December 16, 2019 / 12:04 PM / a month ago

In blow to Macron, France pensions reform tsar resigns

PARIS (Reuters) - France’s minister for pension reform resigned on Monday over a potential conflict of interest, dealing a blow to President Emmanuel Macron as trade unions staged a 12th day of strikes and prepared for more street protests against the planned changes.

FILE PHOTO: French High Commissioner for Pension Reform Jean-Paul Delevoye is pictured as France faces a second day of strike protests against the government's pension reform plans, in Paris, France December 6, 2019. REUTERS/Benoit Tessier

Jean-Paul Delevoye, the High Commissioner for Pensions, was one of Macron’s most trusted allies and one of few with cabinet experience. He quit after failing to publicly declare more than a dozen posts he held in addition to his cabinet job.

His resignation, first reported by Le Monde newspaper, comes at a crucial moment for Macron whose government is locked in a standoff with unions over the plans to overhaul France’s convoluted pension system to help plug a chronic deficit.

The unions have said they will step up their protests unless the government withdraws the reform. Much of the rail network remained gridlocked on Monday as days of traffic chaos continued across France.

In a statement confirming Delevoye’s resignation, Macron’s office said: “The president hails his personal commitment and his work on the pension reform.
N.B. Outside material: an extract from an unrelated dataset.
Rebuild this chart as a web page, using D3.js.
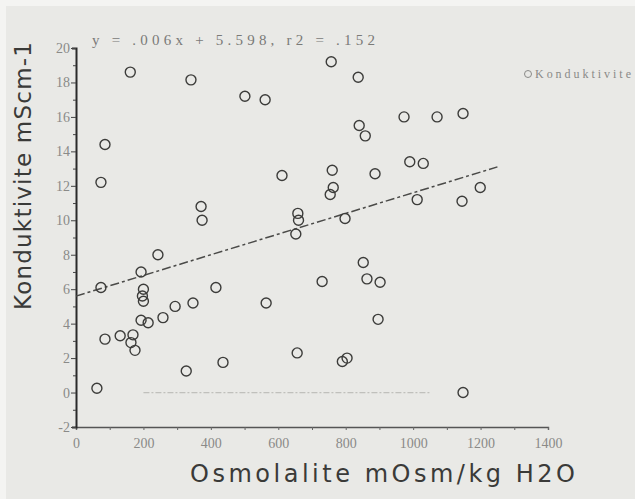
<!DOCTYPE html>
<meta charset="utf-8">
<style>
    body {
        margin: 0;
        background-color: #f4f4f2;
    }

    #chart {
        width: 635px;
        height: 499px;
        display: block;
    }

    .tick text {
        font-family: "Liberation Serif", "DejaVu Serif", serif;
        font-size: 14px;
        fill: #8a8a88;
    }
</style>

<body>
    <svg id="chart"></svg>
</body>

<script src="https://d3js.org/d3.v7.min.js"></script>
<script>
    // Osmolalite (mOsm/kg H2O) vs konduktivite (mScm-1)
    var osmolalite = [161, 341, 501, 561, 86, 74, 371, 374, 757, 837, 973, 1071, 1148, 840, 858, 990, 1030,
        760, 611, 887, 763, 754, 1012, 658, 660, 652, 798, 1199, 1145, 852, 730, 863, 902, 896, 656, 804, 790,
        1148, 243, 193, 74, 200, 197, 200, 415, 294, 347, 564, 258, 193, 214, 86, 131, 169, 163, 175, 436,
        327, 62];
    var konduktivite = [18.6, 18.15, 17.2, 17.0, 14.4, 12.2, 10.8, 10.0, 19.2, 18.3, 16.0, 16.0, 16.2, 15.5,
        14.9, 13.4, 13.3, 12.9, 12.6, 12.7, 11.9, 11.5, 11.2, 10.4, 10.0, 9.2, 10.1, 11.9, 11.1, 7.55, 6.45,
        6.6, 6.4, 4.25, 2.3, 2.0, 1.8, 0.0, 8.0, 7.0, 6.1, 6.0, 5.6, 5.3, 6.1, 5.0, 5.2, 5.2, 4.35, 4.2, 4.05,
        3.1, 3.3, 3.35, 2.9, 2.45, 1.75, 1.25, 0.25];

    var xTicks = [0, 200, 400, 600, 800, 1000, 1200, 1400],
        yTicks = [-2, 0, 2, 4, 6, 8, 10, 12, 14, 16, 18, 20];

    // regression from the chart header: y = .006x + 5.598
    var slope = 0.006,
        intercept = 5.598,
        fitRange = [0, 1250];

    var titleText = "y = .006x + 5.598, r2 = .152",
        legendText = "Konduktivite",
        xLabel = "Osmolalite mOsm/kg H2O",
        yLabel = "Konduktivite mScm-1";

    var svg = d3.select("#chart");

    var x = d3.scaleLinear().domain([0, 1400]).range([76, 548]),
        y = d3.scaleLinear().domain([-2, 20]).range([427, 48]);

    // scanned page look
    svg.append("rect").attr("x", 6).attr("y", 6).attr("width", 629).attr("height", 493)
        .attr("fill", "#e9e9e6");

    // faint stray rule at zero
    svg.append("line")
        .attr("x1", x(200)).attr("x2", x(1050))
        .attr("y1", y(0)).attr("y2", y(0))
        .attr("stroke", "#c0c0bc").attr("stroke-width", 1.2)
        .attr("stroke-dasharray", "6,2,2,2");

    // x axis
    var xAxis = svg.append("g")
        .attr("transform", "translate(0," + y(-2) + ")")
        .call(d3.axisBottom(x).tickValues(d3.range(0, 1401, 100)).tickSize(3)
            .tickFormat(function (d) {
                return xTicks.indexOf(d) >= 0 ? d : "";
            }));
    xAxis.select(".domain").attr("stroke", "#555").attr("stroke-width", 1.4);
    xAxis.selectAll(".tick line").attr("stroke", "#666");
    xAxis.selectAll(".tick text").attr("dy", "1.1em");

    // y axis
    var yAxis = svg.append("g")
        .attr("transform", "translate(" + x(0) + ",0)")
        .call(d3.axisLeft(y).tickValues(d3.range(-2, 20.5, 1)).tickSize(4)
            .tickFormat(function (d) {
                return yTicks.indexOf(d) >= 0 ? d : "";
            }));
    yAxis.select(".domain").attr("stroke", "#2a2a2a").attr("stroke-width", 2);
    yAxis.selectAll(".tick line").attr("stroke", "#444")
        .attr("x2", function (d) {
            return yTicks.indexOf(d) >= 0 ? -5 : -3;
        });
    yAxis.selectAll(".tick text").attr("x", -6);

    // fit line
    svg.append("line")
        .attr("x1", x(fitRange[0])).attr("y1", y(intercept + slope * fitRange[0]))
        .attr("x2", x(fitRange[1])).attr("y2", y(intercept + slope * fitRange[1]))
        .attr("stroke", "#4a4a48").attr("stroke-width", 1.5)
        .attr("stroke-dasharray", "9,3,3,3");

    // points
    svg.append("g").selectAll("circle")
        .data(d3.range(osmolalite.length))
        .join("circle")
        .attr("cx", function (i) {
            return x(osmolalite[i]);
        })
        .attr("cy", function (i) {
            return y(konduktivite[i]);
        })
        .attr("r", 5)
        .attr("fill", "none")
        .attr("stroke", "#3c3c3a")
        .attr("stroke-width", 1.4);

    // header text
    svg.append("text")
        .attr("x", 92).attr("y", 45)
        .attr("textLength", 283).attr("lengthAdjust", "spacing")
        .style("font-family", "'Liberation Serif', serif")
        .style("font-size", "15px")
        .attr("fill", "#7a7a78")
        .text(titleText);

    // legend
    svg.append("circle").attr("cx", 528).attr("cy", 74).attr("r", 3.5)
        .attr("fill", "none").attr("stroke", "#8a8a88").attr("stroke-width", 1);
    svg.append("text")
        .attr("x", 535).attr("y", 78)
        .attr("textLength", 96).attr("lengthAdjust", "spacing")
        .style("font-family", "'Liberation Serif', serif")
        .style("font-size", "12px")
        .attr("fill", "#8a8a88")
        .text(legendText);

    // axis titles
    svg.append("text")
        .attr("x", 190).attr("y", 482)
        .attr("textLength", 385).attr("lengthAdjust", "spacing")
        .style("font-family", "'DejaVu Sans', sans-serif")
        .style("font-size", "24px")
        .attr("fill", "#3a3a38")
        .text(xLabel);

    svg.append("text")
        .attr("transform", "translate(31,310)rotate(-90)")
        .attr("textLength", 268).attr("lengthAdjust", "spacing")
        .style("font-family", "'DejaVu Sans', sans-serif")
        .style("font-size", "23px")
        .attr("fill", "#3a3a38")
        .text(yLabel);
</script>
His withdrawal allows for a clarification of the situation.”

Delevoye had been drafted into the cabinet in September after submitting a report recommending that the retirement age for receiving a full pension be raised by two years.

Unions have branded any attempt to raise the retirement age a “red line” and have asked their members, including doctors, teachers, dockers and others to join mass protests on Tuesday after the government’s broad plan was published on Dec. 11.
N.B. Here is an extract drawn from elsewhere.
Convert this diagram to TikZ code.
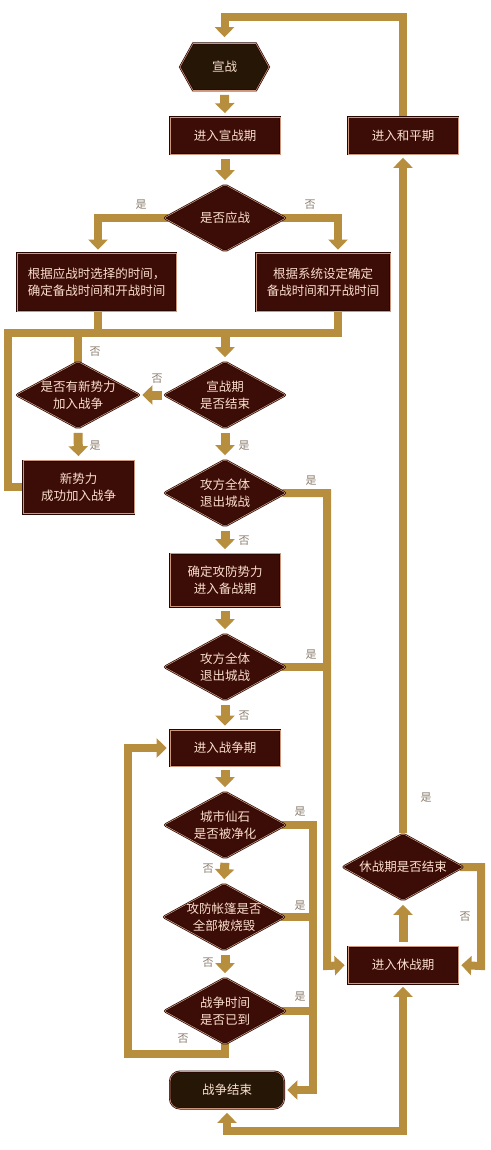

Pressure had been mounting on Delevoye to resign over the weekend after it emerged that he had failed to disclose publicly 13 positions, something a minister must do as part of a mandatory declaration of interest when taking up a cabinet role.

One of the positions was as a voluntary administrator for an insurance training institute, a sector that could benefit from the planned pension reform.

Delevoye has said it was a mistake not to disclose the posts, but with almost daily revelations appearing in local media, his position appeared increasingly compromised and could have distracted from the government’s efforts to bring the unions back to the negotiating table.

“This project is essential for France. My staying on would weaken it,” Delevoye said in his resignation letter, which was seen by Reuters.